BUGS AND WEEDS – September 2021

By Diane Lockspeiser

When I bit into a big sweet juicy red strawberry while gardening, I discovered that the berry had a hollow area in its center. Out of that hollow jumped an earwig. I was startled, but reminded of the old joke that asks what is worse than finding a worm in your apple, the answer being to find HALF a worm!

On another of the many warm and damp days of this summer, as I went to dry my hands with the bathroom hand towel I felt a sharp pinch. Out of the towel ran yet another earwig. The earwigs seemed to be everywhere!

There is a good side to their habit of hiding. I still gather my bucketful quota of weeds almost every day. Since my chickens have been confined because of the fox, I’ve been dumping the weeds into their yard for them to sort through and help break down into soil. If I find an earwig, ant, or grub during the weeding process, I catch it with my fingers and drop it into the bucket. Invariably, it scurries down into the weeds to hide. When I dump out the bucket, the chickens happily chase after the once-again-scurrying bugs and eat them.

I’m not usually one to toot my own horn but, well, “Toot! Toot!” I still get the email newsletter from the organic farm on Long Island where I used to maintain the pick-your-own herb and flower garden by myself, as well as help develop new areas of that garden. At the time, one of the farmers would tease me, calling me “old eagle-eye,” because I would try not to leave behind even the tiniest weed. I was able to do that for such a large area in the one day a week I was there by surface-hoeing, what I call scuffling, every inch of the garden before proceeding on to any other project. They thought it unnecessary to keep it so “clean.”

One of the helpers had gotten the title of Master Gardener from Cornell’s Cooperative Extension program. He kept telling me not to hoe because he was told that it stirs up new weed seeds to grow. Well, YEAH – that’s why I do it every week! His logic sounded to me to be the same as those who don’t want to dust the house because it will just get dusty again.

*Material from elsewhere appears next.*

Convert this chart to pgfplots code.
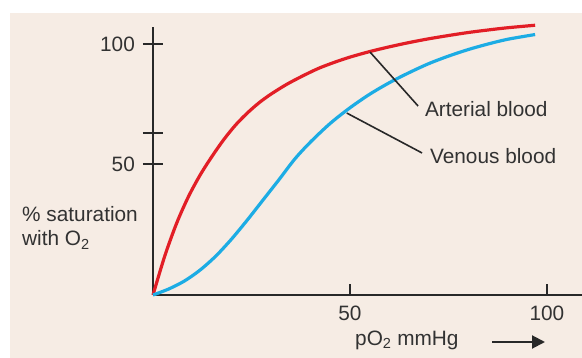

Mulching, when possible, does help keep down the number of weeds but still doesn’t stop them completely, especially since some weeds love to hide and crawl through the mulch as much as the earwigs do. I have many mulched areas that I still scuffle weekly.

I got an apology, a couple of years after I left, from the farmer who had teased me. They hadn’t kept up with those tiny weeds, ended up not being able to keep up at all, and the garden was a mess. She now understood what I had been doing. Maintaining a large area with lots of perennials is not the same as farming fields that get plowed under each year.